Der aktuelle Gerichtsentscheid

15.08.2022

Die Vermietung von Immobilien ist – ohne Anspruch auf Vorsteuerabzug – von der Steuer ausgenommen. Nutzt der Mieter die Immobilien nicht ausschliesslich zu Wohnzwecken, so kann für die Vermietung durch offenen Ausweis der Steuer oder durch Deklaration optiert werden. Eine solche freiwillige Versteuerung will gut überlegt sein, weil eine nachträgliche Änderung nur sehr beschränkt möglich ist.
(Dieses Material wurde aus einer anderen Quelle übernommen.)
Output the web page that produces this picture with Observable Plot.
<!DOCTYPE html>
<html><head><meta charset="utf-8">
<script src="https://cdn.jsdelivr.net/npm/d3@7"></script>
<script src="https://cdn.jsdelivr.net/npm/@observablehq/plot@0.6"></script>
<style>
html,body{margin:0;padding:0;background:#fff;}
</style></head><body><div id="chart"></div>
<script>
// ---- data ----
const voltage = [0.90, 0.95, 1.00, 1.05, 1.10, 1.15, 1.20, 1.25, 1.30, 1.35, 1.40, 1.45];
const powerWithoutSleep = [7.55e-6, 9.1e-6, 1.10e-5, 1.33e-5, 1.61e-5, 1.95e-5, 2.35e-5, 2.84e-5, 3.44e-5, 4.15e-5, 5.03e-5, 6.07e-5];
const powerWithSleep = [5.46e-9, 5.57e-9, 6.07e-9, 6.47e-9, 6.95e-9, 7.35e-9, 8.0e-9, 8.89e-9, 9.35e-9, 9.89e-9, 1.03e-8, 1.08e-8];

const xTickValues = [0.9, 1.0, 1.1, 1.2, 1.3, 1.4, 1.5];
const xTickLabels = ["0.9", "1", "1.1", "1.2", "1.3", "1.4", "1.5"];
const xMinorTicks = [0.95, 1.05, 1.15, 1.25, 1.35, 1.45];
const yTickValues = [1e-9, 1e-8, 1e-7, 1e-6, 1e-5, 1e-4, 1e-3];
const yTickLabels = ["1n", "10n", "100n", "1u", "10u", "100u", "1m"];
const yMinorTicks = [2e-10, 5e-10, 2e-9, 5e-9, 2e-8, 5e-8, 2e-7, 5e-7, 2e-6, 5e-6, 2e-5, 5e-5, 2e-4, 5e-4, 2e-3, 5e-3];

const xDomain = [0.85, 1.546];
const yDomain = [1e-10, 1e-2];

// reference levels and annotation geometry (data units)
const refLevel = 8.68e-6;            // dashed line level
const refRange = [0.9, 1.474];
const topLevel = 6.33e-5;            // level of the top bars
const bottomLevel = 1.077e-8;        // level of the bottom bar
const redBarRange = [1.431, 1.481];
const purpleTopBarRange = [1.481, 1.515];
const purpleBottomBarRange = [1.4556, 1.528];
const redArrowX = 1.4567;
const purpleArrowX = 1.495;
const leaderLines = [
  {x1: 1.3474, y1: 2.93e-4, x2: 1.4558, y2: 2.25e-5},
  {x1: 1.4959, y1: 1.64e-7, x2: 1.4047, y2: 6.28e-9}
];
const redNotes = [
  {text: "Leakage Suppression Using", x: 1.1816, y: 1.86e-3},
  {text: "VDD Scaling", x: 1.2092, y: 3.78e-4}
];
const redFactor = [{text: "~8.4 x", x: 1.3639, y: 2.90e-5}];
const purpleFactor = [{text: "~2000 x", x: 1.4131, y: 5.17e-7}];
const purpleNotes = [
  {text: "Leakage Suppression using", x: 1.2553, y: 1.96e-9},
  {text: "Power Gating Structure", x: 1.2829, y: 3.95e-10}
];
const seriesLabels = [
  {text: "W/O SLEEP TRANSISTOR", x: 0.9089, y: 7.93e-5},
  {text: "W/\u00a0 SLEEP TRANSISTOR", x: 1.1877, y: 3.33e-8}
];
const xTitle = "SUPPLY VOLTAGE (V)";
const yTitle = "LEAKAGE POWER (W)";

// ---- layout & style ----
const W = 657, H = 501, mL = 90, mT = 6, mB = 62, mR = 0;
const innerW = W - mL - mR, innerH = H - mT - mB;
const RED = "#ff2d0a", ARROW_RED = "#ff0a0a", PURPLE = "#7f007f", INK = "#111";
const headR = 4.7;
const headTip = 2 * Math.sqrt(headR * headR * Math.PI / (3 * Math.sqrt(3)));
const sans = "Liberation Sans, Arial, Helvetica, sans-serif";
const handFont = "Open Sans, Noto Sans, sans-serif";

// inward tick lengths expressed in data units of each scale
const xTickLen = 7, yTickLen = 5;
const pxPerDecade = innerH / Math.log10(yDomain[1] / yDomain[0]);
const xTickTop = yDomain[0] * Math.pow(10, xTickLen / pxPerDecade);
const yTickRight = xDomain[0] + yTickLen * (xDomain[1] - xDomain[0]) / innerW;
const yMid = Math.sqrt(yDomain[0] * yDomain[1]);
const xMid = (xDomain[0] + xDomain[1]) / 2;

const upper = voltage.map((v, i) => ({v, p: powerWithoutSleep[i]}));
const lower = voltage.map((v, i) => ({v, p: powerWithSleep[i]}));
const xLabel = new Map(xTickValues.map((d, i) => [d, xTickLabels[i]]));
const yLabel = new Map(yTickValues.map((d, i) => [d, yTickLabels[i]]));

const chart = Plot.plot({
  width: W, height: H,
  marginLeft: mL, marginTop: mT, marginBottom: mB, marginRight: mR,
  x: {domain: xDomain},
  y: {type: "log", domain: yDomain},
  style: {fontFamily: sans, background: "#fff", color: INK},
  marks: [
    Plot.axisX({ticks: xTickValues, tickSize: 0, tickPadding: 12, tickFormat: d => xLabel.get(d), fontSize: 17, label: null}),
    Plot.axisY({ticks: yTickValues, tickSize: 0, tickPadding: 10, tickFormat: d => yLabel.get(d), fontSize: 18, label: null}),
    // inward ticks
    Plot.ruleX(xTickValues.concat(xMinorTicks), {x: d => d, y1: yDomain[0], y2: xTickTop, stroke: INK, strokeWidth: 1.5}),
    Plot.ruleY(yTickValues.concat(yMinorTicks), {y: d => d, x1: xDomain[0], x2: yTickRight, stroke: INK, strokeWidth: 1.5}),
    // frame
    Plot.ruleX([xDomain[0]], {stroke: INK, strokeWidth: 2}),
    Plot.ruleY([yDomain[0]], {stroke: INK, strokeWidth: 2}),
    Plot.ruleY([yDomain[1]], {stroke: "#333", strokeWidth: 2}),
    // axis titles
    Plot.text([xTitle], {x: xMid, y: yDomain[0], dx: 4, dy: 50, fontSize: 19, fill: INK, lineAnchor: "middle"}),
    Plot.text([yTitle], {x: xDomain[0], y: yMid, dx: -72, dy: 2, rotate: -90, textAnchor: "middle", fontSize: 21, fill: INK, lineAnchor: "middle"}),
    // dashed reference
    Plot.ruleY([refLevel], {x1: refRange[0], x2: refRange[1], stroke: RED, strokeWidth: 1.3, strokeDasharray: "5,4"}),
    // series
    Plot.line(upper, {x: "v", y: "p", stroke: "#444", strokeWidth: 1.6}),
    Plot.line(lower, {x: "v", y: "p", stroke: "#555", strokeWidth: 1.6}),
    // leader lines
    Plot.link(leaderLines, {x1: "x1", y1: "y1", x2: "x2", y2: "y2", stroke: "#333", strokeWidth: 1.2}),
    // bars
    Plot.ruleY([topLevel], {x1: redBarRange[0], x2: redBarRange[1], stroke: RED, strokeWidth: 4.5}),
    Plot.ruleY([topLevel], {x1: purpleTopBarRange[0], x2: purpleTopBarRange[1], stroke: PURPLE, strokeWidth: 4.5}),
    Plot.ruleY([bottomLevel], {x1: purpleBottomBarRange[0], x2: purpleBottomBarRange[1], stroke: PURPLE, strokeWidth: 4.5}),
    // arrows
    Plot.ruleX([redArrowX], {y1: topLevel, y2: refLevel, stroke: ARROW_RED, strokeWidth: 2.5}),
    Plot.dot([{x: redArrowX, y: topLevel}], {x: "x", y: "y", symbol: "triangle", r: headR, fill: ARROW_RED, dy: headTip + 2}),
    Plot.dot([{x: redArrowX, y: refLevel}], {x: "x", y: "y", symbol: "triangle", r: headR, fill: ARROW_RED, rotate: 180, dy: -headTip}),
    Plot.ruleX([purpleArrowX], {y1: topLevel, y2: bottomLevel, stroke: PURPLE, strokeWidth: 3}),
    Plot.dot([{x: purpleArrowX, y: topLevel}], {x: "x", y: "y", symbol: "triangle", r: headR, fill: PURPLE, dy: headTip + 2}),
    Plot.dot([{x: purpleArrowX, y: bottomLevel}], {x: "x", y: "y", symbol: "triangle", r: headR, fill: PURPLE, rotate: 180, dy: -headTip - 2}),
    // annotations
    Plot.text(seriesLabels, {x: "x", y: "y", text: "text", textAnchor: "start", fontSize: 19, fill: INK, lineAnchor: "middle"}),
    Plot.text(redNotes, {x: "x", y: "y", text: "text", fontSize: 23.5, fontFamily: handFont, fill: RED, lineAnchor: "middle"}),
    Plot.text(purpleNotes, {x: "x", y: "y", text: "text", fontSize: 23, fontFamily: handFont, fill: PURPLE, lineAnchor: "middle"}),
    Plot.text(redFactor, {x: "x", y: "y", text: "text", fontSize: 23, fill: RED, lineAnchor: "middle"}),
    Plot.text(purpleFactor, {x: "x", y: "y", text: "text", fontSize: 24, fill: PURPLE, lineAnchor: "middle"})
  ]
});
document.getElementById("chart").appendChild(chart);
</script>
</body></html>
Das Bundesgericht hatte in seinem Urteil vom 12. Mai 2022 (2C_853/2021) den Fall eines Steuerpflichtigen im Wallis zu beurteilen, der mehrere Liegenschaften bewirtschaftet und diese an Dritte vermietet. Ab 2012 hatte der Steuerpflichtige bei zwei Liegenschaften auf den Rechnungen die MWST offen ausgewiesen und somit für die Mehrwertsteuer optiert. Nach einem Wechsel des Treuhänders wurde dem Steuerpflichtigen bewusst, dass die Mieter in den zwei Liegenschaften die ausgewiesene Steuer nicht als Vorsteuer geltend machen konnten. Der Treuhänder empfahl dem Steuerpflichtigen deshalb, die Rechnungen, für die er aus seiner Sicht fälschlicherweise optiert hatte, zu korrigieren. Der Steuerpflichtige reichte im Verlaufe des Jahres 2016 entsprechende Korrekturabrechnungen ein und die ESTV erstattete Beträge nach einer intensiven Korrespondenz zurück. Der Steuerpflichtige stellte den Mietern der zwei Liegenschaften Ende 2016 entsprechende Gutschriften aus und erstattete die Steuer zurück, was die Mieter schriftlich bestätigten. Anlässlich einer Kontrolle 2017 belastete die ESTV die Steuer für die Steuerperioden 2012 bis 2015 wieder nach.

Erwägungen des Gerichts
Vorliegend war unbestritten, dass der Steuerpflichtige auf den Rechnungen die Steuer offen ausgewiesen hat. Eine Korrektur einer Rechnung gemäss Art. 27 Abs. 4 MWSTG ist nach Bundesgericht nur dann möglich, wenn der Rechnungssteller zum Ausweis der Steuer gar nicht berechtigt ist oder er eine zu hohe Steuer ausgewiesen hat. Beides ist vorliegend nicht der Fall. Das Bundesgericht prüft in der Folge, ob auf eine korrekt vorgenommene Option nachträglich verzichtet werden kann. Das Bundesgericht verweist auf sein Urteil BGE 140 II 495 in welchem es festgehalten hat, dass eine rückwirkende Option für von der Steuer ausgenommene Umsätze ausgeschlossen ist. Dies gilt nach dem Bundesgericht auch für den nachträglichen Verzicht auf die Option. Dies ist mit Wirkung ab 1. Januar 2018 auch in Art. 39 MWSTV ausdrücklich festgehalten. Eine Korrektur kann nur für Steuerperioden vorgenommen werden, für welche die Finalisierungsfrist von Art. 72 MWSTG noch nicht abgelaufen ist. Schliesslich hat das Bundesgericht auch noch festgehalten, dass die Auszahlung der Beträge 2016 keine Vertrauensgrundlage bildete, d.h. der Steuerpflichtige sich nicht auf Treu und Glauben berufen kann.

Fazit
Die freiwillige Versteuerung (Option) von Immobilienvermietungen ist eine nützliche Möglichkeit, um eine Schattensteuerbelastung zu vermeiden. Die Option macht vor allem dann Sinn, wenn die Mieter die offen überwälzte Steuer wieder als Vorsteuer in Abzug bringen können. Wie dieses Urteil des Bundesgerichts aber zeigt, sollte die Frage, ob Mietverhältnisse optiert werden sollen, jeweils vorgängig sorgfältig geprüft werden. Die nachträglichen Korrekturmöglichkeiten sind sehr beschränkt.